Abbas will not do this, however. The international theatrics are a sign that he is unable to move forward to a positive way on behalf of Palestinians, who will discover that none of his machinations bring them any closer to a state. Michael Makovsky of the Jewish Institute for National Security Affairs (JINSA), a pro-Israel group, observes that Abbas “feels weak domestically versus Hamas and compelled to bolster his hardline creds.” Makovsky speculates that Abbas might actually want “to abet the Israeli right’s chances in March parliamentary elections, because–he believes–it could lighten pressure on him to make hard choices.” Whatever the thinking, “None of these inferences are encouraging for a lasting deal and the US should pressure Abbas to change course,” says Makovsky.
Frankly, this mess was entirely foreseeable and inevitable once Obama began parroting the Palestinian Authority’s line that it was ready for peace, that Israel had to be bullied and that Israeli building stood in the way. How could the Palestinian Authority be less intransigent than the president of the United States? How could Abbas stop inciting violence and distance himself from Hamas if the president kept saying that he was already a “partner for peace”?
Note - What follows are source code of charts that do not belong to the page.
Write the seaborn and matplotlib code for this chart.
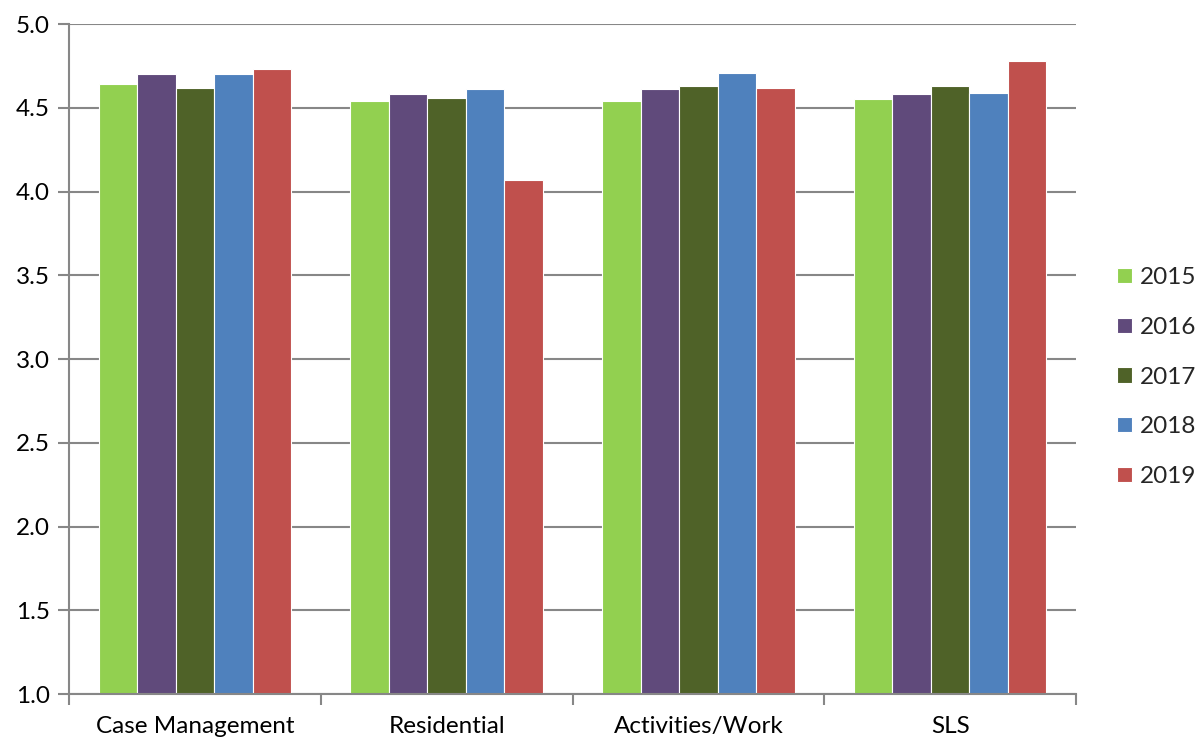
import matplotlib
matplotlib.use("Agg")
import matplotlib.pyplot as plt
import seaborn as sns
import pandas as pd

categories = ["Case Management", "Residential", "Activities/Work", "SLS"]
years = ["2015", "2016", "2017", "2018", "2019"]
v2015 = [4.64, 4.54, 4.54, 4.55]
v2016 = [4.70, 4.58, 4.61, 4.58]
v2017 = [4.62, 4.56, 4.63, 4.63]
v2018 = [4.70, 4.61, 4.71, 4.59]
v2019 = [4.73, 4.07, 4.62, 4.78]
colors = ["#92D050", "#604A7B", "#4F6228", "#4F81BD", "#C0504D"]

series = [v2015, v2016, v2017, v2018, v2019]
rows = []
for y, vals in zip(years, series):
    for c, v in zip(categories, vals):
        rows.append({"category": c, "year": y, "value": v})
df = pd.DataFrame(rows)

sns.set_theme(style="white")
plt.rcParams['font.family'] = ['Lato', 'DejaVu Sans']
FS = 17.5

fig = plt.figure(figsize=(12, 7.41), dpi=100)
ax = fig.add_axes([0.0575, 0.0634, 0.8392, 0.9042])

sns.barplot(data=df, x="category", y="value", hue="year", order=categories,
            hue_order=years, palette=colors, width=0.765, edgecolor="white",
            linewidth=0.8, ax=ax, legend=True, saturation=1)

ax.set_ylim(1.0, 5.0)
ax.set_xlim(-0.5, 3.5)
ax.set_yticks([1.0, 1.5, 2.0, 2.5, 3.0, 3.5, 4.0, 4.5, 5.0])
ax.set_yticklabels([f"{t:.1f}" for t in ax.get_yticks()], fontsize=FS, color="black")
ax.yaxis.grid(True, color="#878787", linewidth=1.5)
ax.set_axisbelow(True)
ax.set_xlabel("")
ax.set_ylabel("")
for s in ["top", "right"]:
    ax.spines[s].set_visible(False)
for s in ["left", "bottom"]:
    ax.spines[s].set_color("#878787")
    ax.spines[s].set_linewidth(1.5)
ax.tick_params(axis="y", which="major", left=True, length=8, width=1.5, color="#878787", pad=6)
ax.tick_params(axis="x", which="major", bottom=False, labelsize=FS, labelcolor="black", pad=10)
ax.set_xticks([-0.5, 0.5, 1.5, 2.5, 3.5], minor=True)
ax.tick_params(axis="x", which="minor", bottom=True, length=8, width=1.5, color="#878787")

handles, labels = ax.get_legend_handles_labels()
ax.legend(handles, labels, loc="center left", bbox_to_anchor=(0.931, 0.491),
          bbox_transform=fig.transFigure, frameon=False, fontsize=FS,
          handlelength=0.6, handleheight=0.6, handletextpad=0.35, labelspacing=1.18,
          borderpad=0, borderaxespad=0)

fig.savefig("out.png", dpi=100)
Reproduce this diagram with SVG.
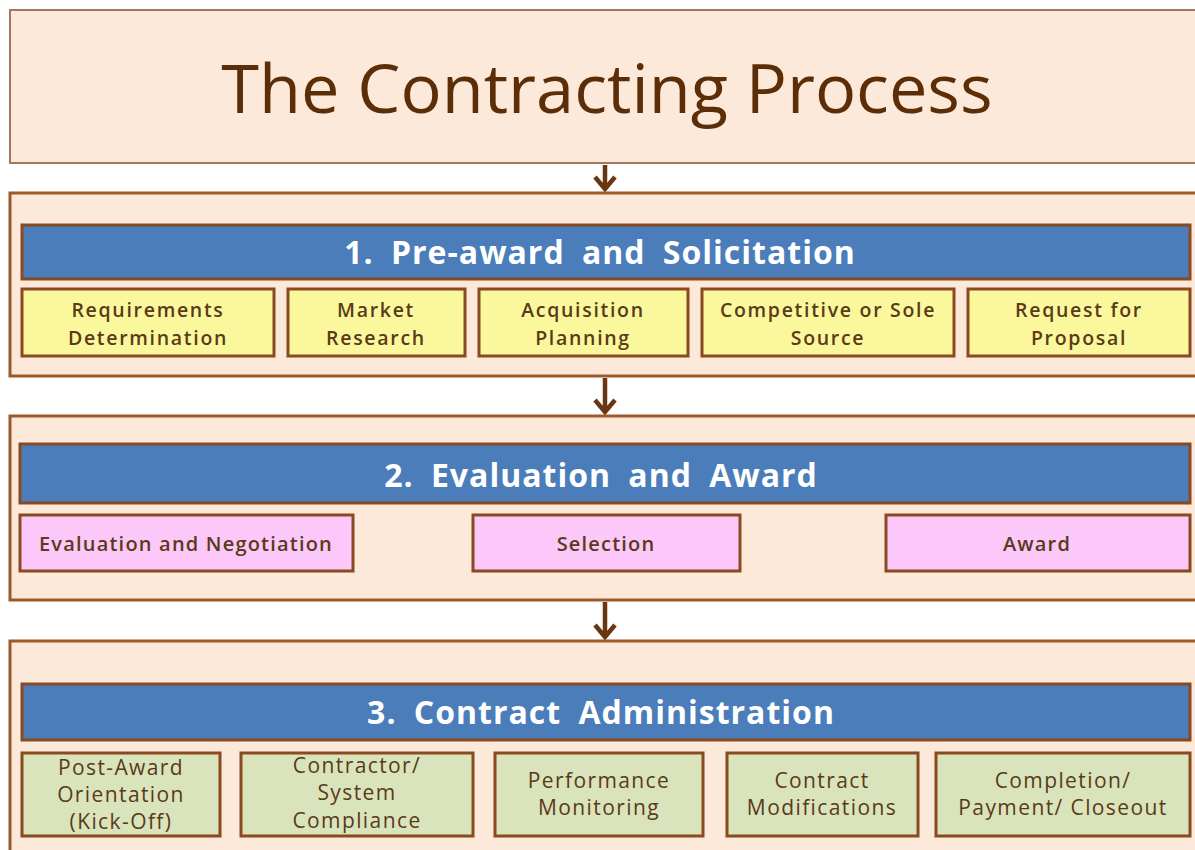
<svg xmlns="http://www.w3.org/2000/svg" width="1195" height="850" viewBox="0 0 1195 850">
<style>
.panel{fill:#fde9da;stroke:#9a5a2c;stroke-width:3}
.titlebox{fill:#fde9da;stroke:#a07a60;stroke-width:2}
.bar{fill:#4a7dba;stroke:#8a4a20;stroke-width:3}
.yel{fill:#fbf79c;stroke:#8a4a20;stroke-width:3}
.pink{fill:#fcc8fa;stroke:#8a4a20;stroke-width:3}
.green{fill:#d9e4bd;stroke:#8a4a20;stroke-width:3}
.title{font-family:"Open Sans",sans-serif;font-size:68.5px;fill:#5c2e08;text-anchor:middle}
.bt{font-family:"Open Sans",sans-serif;font-weight:700;font-size:32px;fill:#ffffff;text-anchor:middle;letter-spacing:1px;word-spacing:8px}
.st{font-family:"Open Sans",sans-serif;font-weight:600;font-size:19.5px;fill:#5a3a18;text-anchor:middle;letter-spacing:1.7px}
.pt{font-family:"Open Sans",sans-serif;font-weight:600;font-size:20px;fill:#5a3a18;text-anchor:middle;letter-spacing:1.2px}
.gt{font-family:"Open Sans",sans-serif;font-weight:400;font-size:21px;fill:#5a3a18;text-anchor:middle;letter-spacing:1.4px}
.arr{fill:none;stroke:#6a3612;stroke-width:4.5}
</style>
<rect width="1195" height="850" fill="#ffffff"/>
<g id="title">
<rect class="titlebox" x="10" y="10" width="1200" height="153"/>
<text class="title" x="607" y="113">The Contracting Process</text>
</g>
<g id="connectors">
<path class="arr" d="M605,165 V189 M595,177 L605,189 L615,177"/>
<path class="arr" d="M605,378 V412 M595,400 L605,412 L615,400"/>
<path class="arr" d="M605,602 V637 M595,625 L605,637 L615,625"/>
</g>
<g id="phase1">
<rect class="panel" x="10" y="193" width="1200" height="183"/>
<rect class="bar" x="22" y="225" width="1168" height="54"/>
<text class="bt" x="600" y="264">1. Pre-award and Solicitation</text>
</g>
<g id="req"><rect class="yel" x="22" y="289" width="252" height="67"/><text class="st" x="148" y="317">Requirements</text><text class="st" x="148" y="345">Determination</text></g>
<g id="market"><rect class="yel" x="288" y="289" width="177" height="67"/><text class="st" x="376" y="317">Market</text><text class="st" x="376" y="345">Research</text></g>
<g id="acq"><rect class="yel" x="479" y="289" width="209" height="67"/><text class="st" x="583" y="317">Acquisition</text><text class="st" x="583" y="345">Planning</text></g>
<g id="comp"><rect class="yel" x="702" y="289" width="252" height="67"/><text class="st" x="828" y="317">Competitive or Sole</text><text class="st" x="828" y="345">Source</text></g>
<g id="rfp"><rect class="yel" x="968" y="289" width="222" height="67"/><text class="st" x="1079" y="317">Request for</text><text class="st" x="1079" y="345">Proposal</text></g>
<g id="phase2">
<rect class="panel" x="10" y="416" width="1200" height="184"/>
<rect class="bar" x="20" y="444" width="1170" height="59"/>
<text class="bt" x="601" y="487">2. Evaluation and Award</text>
</g>
<g id="evalneg"><rect class="pink" x="20" y="515" width="333" height="56"/><text class="pt" x="186" y="551">Evaluation and Negotiation</text></g>
<g id="selection"><rect class="pink" x="473" y="515" width="267" height="56"/><text class="pt" x="606" y="551">Selection</text></g>
<g id="award"><rect class="pink" x="886" y="515" width="304" height="56"/><text class="pt" x="1037" y="551">Award</text></g>
<g id="phase3">
<rect class="panel" x="10" y="641" width="1200" height="220"/>
<rect class="bar" x="22" y="684" width="1168" height="56"/>
<text class="bt" x="601" y="724">3. Contract Administration</text>
</g>
<g id="postaward"><rect class="green" x="22" y="753" width="198" height="83"/><text class="gt" x="121" y="775">Post-Award</text><text class="gt" x="121" y="802">Orientation</text><text class="gt" x="121" y="829">(Kick-Off)</text></g>
<g id="compliance"><rect class="green" x="241" y="753" width="232" height="83"/><text class="gt" x="357" y="773">Contractor/</text><text class="gt" x="357" y="800">System</text><text class="gt" x="357" y="828">Compliance</text></g>
<g id="perf"><rect class="green" x="495" y="753" width="208" height="83"/><text class="gt" x="599" y="788">Performance</text><text class="gt" x="599" y="815">Monitoring</text></g>
<g id="mods"><rect class="green" x="727" y="753" width="191" height="83"/><text class="gt" x="822" y="788">Contract</text><text class="gt" x="822" y="815">Modifications</text></g>
<g id="closeout"><rect class="green" x="936" y="753" width="254" height="83"/><text class="gt" x="1063" y="788">Completion/</text><text class="gt" x="1063" y="815">Payment/ Closeout</text></g>
</svg>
44 came into office with the misguided belief that the United States had been too close to Israel (which under 43 had withdrawn from Gaza, lifted checkpoints and agreed not to expand the footprint of settlements). Instead, 44 cozied up to the Palestinian Authority, encouraging its worst instincts and making bilateral negotiations more difficult. If nothing else, Abbas has demonstrated yet again how disastrous the 44-Hillary Clinton-John Kerry Middle East foreign policy has been. Indeed, it is hard to imagine how things could get any worse — unless, of course, Iran gets the bomb.